Spheroid culture of primary hepatocytes with short fibers as a predictable in vitro model for drug screening†
Abstract
The establishment of a reliable in vitro liver model for drug screening remains challenging with respect to tethering the growth of hepatocyte spheroids and adapting to the current high-throughput system. In the current study, short fibers are utilized as scaffolds for the generation of size-controlled hepatocyte spheroids that recapitulate in vivo hepatic phenotypes and functions. The spheroid formation is modulated by the length and galactose/RGD grafts of short fibers, and short 50 μm long fibers motivate the spheroid formation with optimal hepatic function. Short fibers distribute throughout the entire spheroid for tethering hepatocyte growth to form compact spheroids.
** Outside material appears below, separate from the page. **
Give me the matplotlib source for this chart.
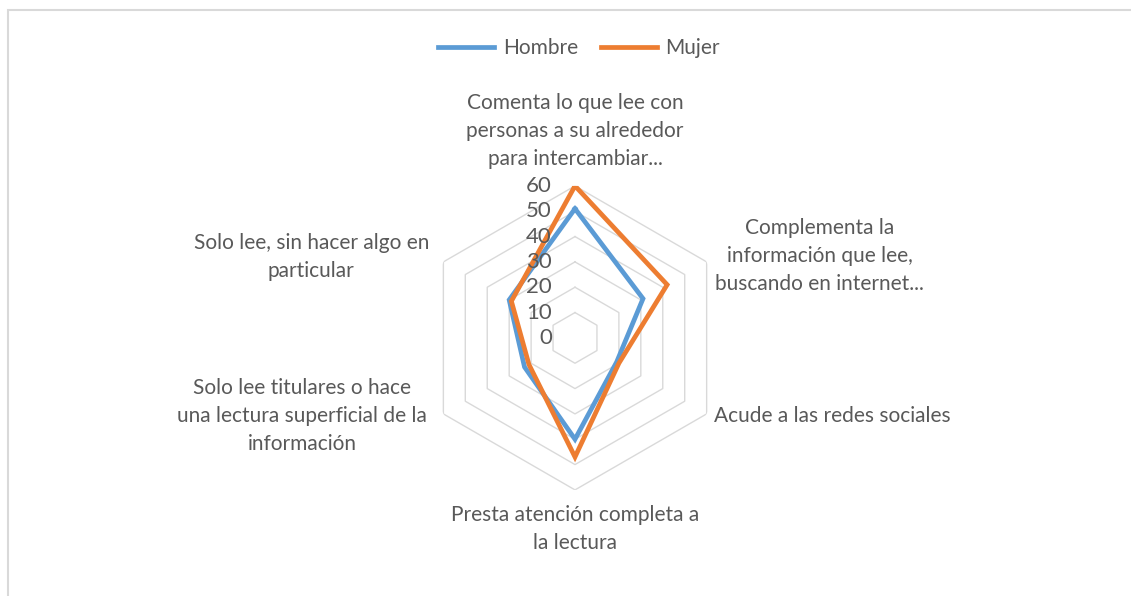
import numpy as np
import matplotlib
matplotlib.use("Agg")
import matplotlib.pyplot as plt
from matplotlib.patches import Rectangle
from matplotlib.lines import Line2D

# data
categorias = [
    "Comenta lo que lee con\npersonas a su alrededor\npara intercambiar...",
    "Complementa la\ninformación que lee,\nbuscando en internet...",
    "Acude a las redes sociales",
    "Presta atención completa a\nla lectura",
    "Solo lee titulares o hace\nuna lectura superficial de la\ninformación",
    "Solo lee, sin hacer algo en\nparticular",
]
hombre = [51, 31, 19, 40, 23, 30]
mujer = [60, 42, 20, 47, 21, 29]
ticks = [0, 10, 20, 30, 40, 50, 60]

azul = "#5B9BD5"
naranja = "#ED7D31"
gris_txt = "#595959"
gris_grid = "#D9D9D9"

plt.rcParams['font.family'] = ['Lato', 'DejaVu Sans']
fs = 15

fig = plt.figure(figsize=(11.31, 5.96), dpi=100)
fig.patch.set_facecolor("white")

# chart border (only top and left visible in the reference)
fig.patches.append(Rectangle((8 / 1131, -0.05), 1.2, 1.05 - 10 / 596,
                             transform=fig.transFigure, fill=False,
                             edgecolor=gris_grid, linewidth=1.5))

ax = fig.add_axes([0.374, 0.178, 0.2688, 0.5101], projection="polar")
ax.set_theta_offset(np.pi / 2)
ax.set_theta_direction(-1)
ax.set_ylim(0, 60)
ax.grid(False)
ax.spines["polar"].set_visible(False)
ax.set_xticks([])
ax.set_yticks([])
ax.patch.set_alpha(0)

n = len(categorias)
ang = np.linspace(0, 2 * np.pi, n, endpoint=False)
ang_c = np.append(ang, ang[0])

# hexagonal gridlines
for t in ticks[1:]:
    ax.plot(ang_c, [t] * (n + 1), color=gris_grid, linewidth=1.0, zorder=1)

# radial tick labels
for t in ticks:
    ax.annotate(str(t), xy=(0, t), xytext=(-23, 0), textcoords="offset pixels",
                ha="right", va="center", fontsize=fs + 1, color=gris_txt, zorder=5)

ax.plot(ang_c, hombre + hombre[:1], color=azul, linewidth=3.4, zorder=3,
        solid_joinstyle="miter")
ax.plot(ang_c, mujer + mujer[:1], color=naranja, linewidth=3.4, zorder=4,
        solid_joinstyle="miter")

# category labels
offsets = [(0, 55, "center"), (113, 6, "center"), (7, -2, "left"),
           (0, -39, "center"), (-141, -2, "center"), (-132, 5, "center")]
for a, lab, (dx, dy, ha) in zip(ang, categorias, offsets):
    ax.annotate(lab, xy=(a, 60), xytext=(dx, dy), textcoords="offset pixels",
                ha=ha, va="center", multialignment="center", fontsize=fs,
                color=gris_txt, linespacing=1.5, annotation_clip=False)

handles = [Line2D([], [], color=azul, linewidth=3.4),
           Line2D([], [], color=naranja, linewidth=3.4)]
fig.legend(handles, ["Hombre", "Mujer"], loc="center", bbox_to_anchor=(0.512, 0.919),
           ncol=2, frameon=False, fontsize=fs, handlelength=2.7,
           columnspacing=1.1, handletextpad=0.4, labelcolor=gris_txt)

fig.savefig("out.png", dpi=100)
Compared with scaffold-free spheroid culture on agarose-coated plates, the spheroid culture with short fibers achieves higher clearance rates of model drugs and provides a better prediction of the in vivo drug clearance rate with a correlation value of 0.886. In addition, the drug metabolism capability is highly sensitive to the inducers and inhibitors of metabolizing enzymes, and the responsiveness is maintained during 20 days of culture, exhibiting an efficient in vitro model for determining drug–drug interactions. Therefore, the spheroid culture with short fibers provides an easily manipulated strategy to maintain hepatocyte functions for a prolonged period and enable ready deployment in conventional multiwell plates and diverse organ-on-a-chip devices for high-throughput drug screening.